On the downside, first-layer support comes in at the 50% Fibonacci retracement around $4,759. Below that, additional demand is anticipated at the 38.2% retracement near $4,604 and then $4,413. A sustained move under those levels would expose the broader base zone near $4,104.
Fed Policy Framework: Background Notes
Monetary policy in the United States is set by the Federal Reserve (Fed), which operates under a dual mandate of price stability and maximum employment. The primary lever for meeting these objectives is the adjustment of interest rates.

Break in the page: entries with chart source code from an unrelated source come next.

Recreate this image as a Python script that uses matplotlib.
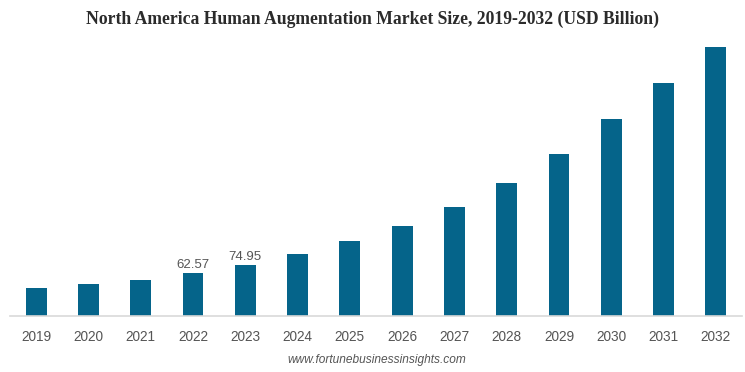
import matplotlib
matplotlib.use("Agg")
import matplotlib.pyplot as plt

years = ["2019", "2020", "2021", "2022", "2023", "2024", "2025", "2026",
         "2027", "2028", "2029", "2030", "2031", "2032"]
values = [41.3, 46.3, 53.0, 62.57, 74.95, 91.0, 109.0, 132.0,
          159.6, 194.0, 236.5, 288.0, 340.0, 392.7]
labelled = {"2022": "62.57", "2023": "74.95"}

fig = plt.figure(figsize=(7.45, 3.72), dpi=100)
ax = fig.add_axes([10/745, 56/372, 732/745, (316-40)/372])
x = list(range(len(years)))
ax.bar(x, values, width=0.40, color="#05648a")
ax.set_xlim(-0.5, len(years)-0.5)
ax.set_ylim(0, 403)
ax.set_xticks(x)
ax.set_xticklabels(years, fontsize=9.8, color="#555555", family="Liberation Sans")
ax.tick_params(axis="x", length=0, pad=10)
ax.set_yticks([])
for s in ["top", "right", "left"]:
    ax.spines[s].set_visible(False)
ax.spines["bottom"].set_color("#d9d9d9")
ax.spines["bottom"].set_linewidth(1.2)

for i, y in enumerate(years):
    if y in labelled:
        ax.text(i, values[i] + 3, labelled[y], ha="center", va="bottom",
                fontsize=9.5, color="#555555", family="Liberation Sans")

fig.text(0.5, 1 - 19/372, "North America Human Augmentation Market Size, 2019-2032 (USD Billion)",
         ha="center", va="center", fontsize=12.7, fontweight="bold",
         family="Liberation Serif", color="#2b2b2b")
fig.text(377/745, 1 - 360/372, "www.fortunebusinessinsights.com", ha="center", va="center",
         fontsize=8.6, style="italic", color="#555555", family="Liberation Sans")

fig.savefig("out.png", dpi=100)
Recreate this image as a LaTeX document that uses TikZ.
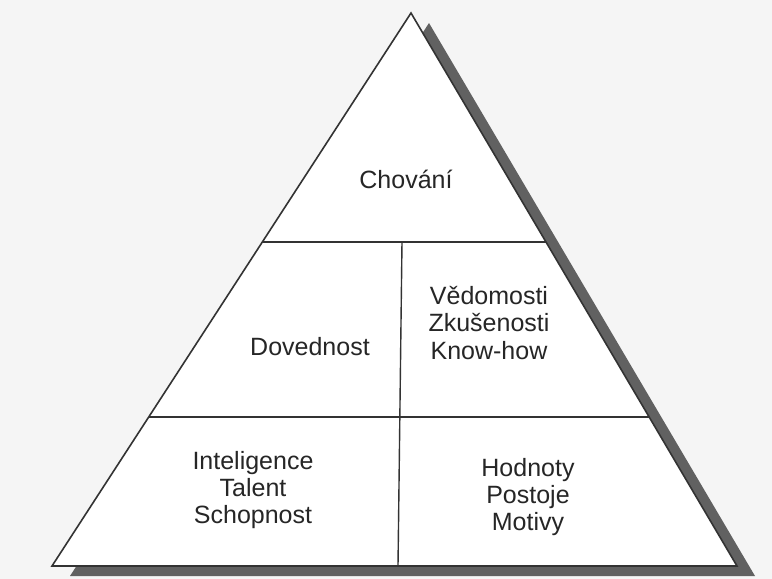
\documentclass[tikz,border=0pt]{standalone}
\usepackage{fontspec}
\setmainfont{Liberation Sans}
\usetikzlibrary{positioning,calc}

\begin{document}
\begin{tikzpicture}[x=0.5pt, y=-0.5pt, every node/.style={font=\fontsize{12.5}{13.6}\selectfont, align=center, text=black!85}]
    % page and picture size
    \fill[black!4] (0,0) rectangle (772,579);
    \useasboundingbox (0,0) rectangle (772,579);

    % corners of the pyramid
    \coordinate (top) at (411,13);
    \coordinate (bl) at (52,566);
    \coordinate (br) at (737,566);

    % shadow behind the pyramid
    \fill[black!62] ([shift={(18,10)}]top) -- ([shift={(18,10)}]bl) -- ([shift={(18,10)}]br) -- cycle;

    % pyramid
    \draw[fill=white, draw=black!80, line width=0.8pt] (top) -- (bl) -- (br) -- cycle;

    % levels
    \coordinate (l1) at ($(top)!0.414!(bl)$);
    \coordinate (r1) at ($(top)!0.414!(br)$);
    \coordinate (l2) at ($(top)!0.7306!(bl)$);
    \coordinate (r2) at ($(top)!0.7306!(br)$);
    \coordinate (m1) at (402,242);
    \coordinate (m2) at (398,566);
    \draw[draw=black!80, line width=0.7pt] (l1) -- (r1);
    \draw[draw=black!80, line width=0.7pt] (l2) -- (r2);
    \draw[draw=black!80, line width=0.7pt] (m1) -- (m2);

    % labels
    \node (behav) at (406,179) {Chování};
    \node (skill) at (310,347) {Dovednost};
    \node (know) at (489,323) {Vědomosti\\Zkušenosti\\Know-how};
    \node (talent) at (253,490) {Inteligence\\Talent\\Schopnost};
    \node (values) at (528,497) {Hodnoty\\Postoje\\Motivy};
\end{tikzpicture}
\end{document}
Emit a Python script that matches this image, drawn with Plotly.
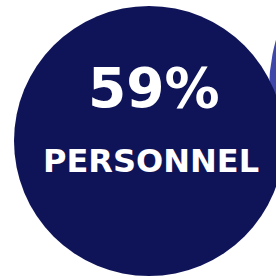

When inflation rises too rapidly and exceeds the Fed’s 2% target, policymakers raise interest rates, increasing borrowing costs across the economy. This typically supports the US Dollar (USD) by making US assets more attractive to international investors. Conversely, when inflation dips below 2% or the unemployment rate is elevated, the Fed may cut rates to stimulate borrowing and activity, a move that usually weighs on the Greenback.
Fed Meetings and Balance Sheet Tools
The Federal Open Market Committee (FOMC) convenes eight times per year to review economic conditions and determine the appropriate policy stance. The committee includes twelve officials: the seven members of the Board of Governors, the president of the Federal Reserve Bank of New York, and four of the remaining eleven regional Reserve Bank presidents, who rotate annually.
In periods of severe stress or unusually low inflation, the Fed can deploy unconventional tools. One such measure is Quantitative Easing (QE), under which the central bank significantly expands the supply of credit in a stalled financial system. QE involves creating additional US Dollars to purchase high-grade bonds from financial institutions, a process that generally exerts downward pressure on the currency. This approach was used during the Great Financial Crisis in 2008.
The opposite policy, Quantitative Tightening (QT), occurs when the Fed halts bond purchases and allows holdings to mature without reinvestment. This reduction in balance sheet support tends to be positive for the US Dollar.